My rage doesn't get bounced onto him, instead it turns inward and I put it on myself. Rage and anger are such huge emotions - they are like having an ocean storm inside your body, rolling and lashing. I do not know where to put these feelings or how to handle them. They scare me. Which brings me back to that perfect mother and why I think the whole idea of her is a pile of crap. Giving birth to a human being and raising him in the world is a huge thing. It is more important than anything else I have ever done or will ever have to do.
Life is not dressed in a glowing white smock. Life is full-on. Life, if you are open to it, will rock you like nothing else and offer you so much growth and awesomeness and challenge and grief and love and pain. So much. How can I teach my son about life if I am not able to feel rage and show him how to be with it?
This is why, I believe, motherhood induces rage or frustration - it opens us up, day by day, to be bigger people with bigger hearts and a larger capacity for emotion. That greater capacity is what allows us to love more, bigger, stronger, more powerfully. That, to me, is what motherhood is about.

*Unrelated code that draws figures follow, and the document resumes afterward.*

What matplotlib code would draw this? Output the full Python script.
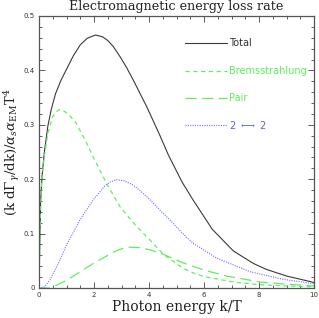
import matplotlib
matplotlib.use("Agg")
import matplotlib.pyplot as plt

plt.rcParams['mathtext.fontset'] = 'dejavuserif'
plt.rcParams['lines.scale_dashes'] = False

# ---- data ----
k_total = [0, 0.03, 0.06, 0.11, 0.19, 0.32, 0.44, 0.6, 0.8, 1.0, 1.25, 1.5, 1.75,
           2.05, 2.3, 2.5, 2.7, 2.95, 3.2, 3.43, 3.92, 4.4, 4.7, 5.2, 5.6, 6.3,
           7.07, 7.8, 8.28, 9.0, 9.85, 10]
total = [0, 0.09, 0.16, 0.205, 0.248, 0.297, 0.327, 0.357, 0.382, 0.402, 0.427,
         0.447, 0.459, 0.465, 0.462, 0.455, 0.444, 0.425, 0.404, 0.382, 0.333,
         0.28, 0.245, 0.195, 0.162, 0.108, 0.068, 0.045, 0.034, 0.022, 0.012,
         0.010]

k_brems = [0, 0.03, 0.06, 0.1, 0.19, 0.32, 0.5, 0.62, 0.75, 0.88, 1.0, 1.15,
           1.35, 1.7, 1.97, 2.46, 2.95, 3.55, 4.04, 4.52, 5.25, 5.6, 6.0, 7.07,
           8.0, 8.9, 10]
brems = [0, 0.08, 0.15, 0.2, 0.24, 0.284, 0.315, 0.324, 0.328, 0.326, 0.322,
         0.315, 0.303, 0.27, 0.241, 0.192, 0.149, 0.113, 0.088, 0.062, 0.036,
         0.028, 0.021, 0.011, 0.006, 0.004, 0.002]

k_pair = [0, 0.4, 0.76, 1.0, 1.5, 1.97, 2.5, 2.75, 3.0, 3.31, 3.7, 4.04, 4.52,
          5.25, 6.0, 6.82, 8.04, 8.9, 10]
pair = [0, 0, 0.008, 0.014, 0.03, 0.045, 0.06, 0.067, 0.072, 0.075, 0.074,
        0.070, 0.062, 0.046, 0.033, 0.022, 0.011, 0.0075, 0.0035]

k_22 = [0, 0.2, 0.4, 0.7, 1.0, 1.49, 1.97, 2.4, 2.6, 2.82, 3.1, 3.4, 3.7, 4.04,
        4.4, 4.76, 5.19, 5.61, 6.46, 7.67, 8.88, 9.85, 10]
v_22 = [0, 0.002, 0.015, 0.045, 0.079, 0.125, 0.162, 0.188, 0.195, 0.199,
        0.197, 0.19, 0.178, 0.162, 0.143, 0.125, 0.102, 0.082, 0.055, 0.030,
        0.016, 0.009, 0.008]

labels = ["Total", "Bremsstrahlung", "Pair", r"2 $\longleftrightarrow$ 2"]
x_ticks = [0, 2, 4, 6, 8, 10]
x_ticklabels = ["0", "2", "4", "6", "8", "10"]
y_ticks = [0, 0.1, 0.2, 0.3, 0.4, 0.5]
y_ticklabels = ["0", "0.1", "0.2", "0.3", "0.4", "0.5"]

# ---- styles ----
c_total = "#3a3a3a"
c_green = "#5cf05c"
c_blue = "#7b7bff"
styles = [
    dict(color=c_total, lw=0.8, linestyle="-"),
    dict(color=c_green, lw=0.9, dashes=(3.0, 2.6)),
    dict(color=c_green, lw=0.9, dashes=(8.0, 4.0)),
    dict(color=c_blue, lw=0.9, dashes=(0.8, 0.9)),
]
text_colors = ["#333333", c_green, c_green, "#5b5bee"]

fig = plt.figure(figsize=(3.19, 3.18), dpi=100)
ax = fig.add_axes([39 / 319, 30 / 318, 275 / 319, 272 / 318])

series = [(k_total, total), (k_brems, brems), (k_pair, pair), (k_22, v_22)]
for (kx, vy), st in zip(series, styles):
    ax.plot(kx, vy, **st)

# legend drawn inside axes
leg_y = [0.450, 0.399, 0.350, 0.300]
for lab, st, tc, yy in zip(labels, styles, text_colors, leg_y):
    ax.plot([5.3, 6.82], [yy, yy], **st)
    ax.text(6.92, yy, lab, color=tc, fontsize=7, va="center", ha="left",
            family="DejaVu Sans")

ax.set_xlim(0, 10)
ax.set_ylim(0, 0.5)
ax.set_xticks(x_ticks)
ax.set_xticklabels(x_ticklabels)
ax.set_yticks(y_ticks)
ax.set_yticklabels(y_ticklabels)
ax.set_xticks([i * 0.5 for i in range(21)], minor=True)
ax.set_yticks([i * 0.02 for i in range(26)], minor=True)
ax.tick_params(which="both", direction="in", top=True, right=True,
               color="#444444", width=0.6, labelsize=5, labelcolor="#333333")
ax.tick_params(which="major", length=4.5, pad=3)
ax.tick_params(which="minor", length=2.2)
for sp in ax.spines.values():
    sp.set_color("#555555")
    sp.set_linewidth(0.9)

ax.set_title("Electromagnetic energy loss rate", family="DejaVu Serif",
             fontsize=9.2, pad=4, color="#222222")
ax.set_xlabel("Photon energy k/T", family="DejaVu Serif", fontsize=10,
              labelpad=1, color="#222222")
ax.set_ylabel(r"$(\mathrm{k\ d}\Gamma_\gamma/\mathrm{dk})/\alpha_s\alpha_{\mathrm{EM}}\mathrm{T}^4$",
              fontsize=9.5, labelpad=1, color="#222222")

fig.savefig("out.png", dpi=100)
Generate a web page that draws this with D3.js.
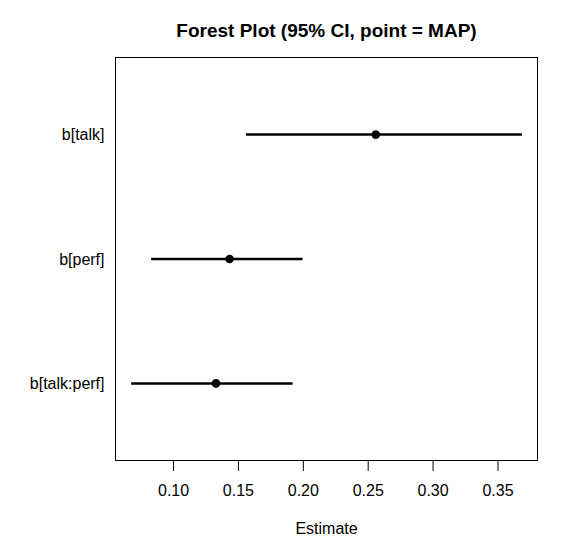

This anger thing feels new to me. I'm not good at handling it yet. I stomp and curse and want to run away. I shut my heart, I get pissy and sucky. And here it is - an ocean storm in my heart asking me to open up bigger, stronger, more powerfully. What a paradox.
So here it is - for any mother out there who may be feeling the same thing or wondering if any other mother feels this way: yes. Me. I do. I sincerely hope we all bring that perfect mother down from the pedastal so that we can be ourselves, which is exactly who our kids need us to be.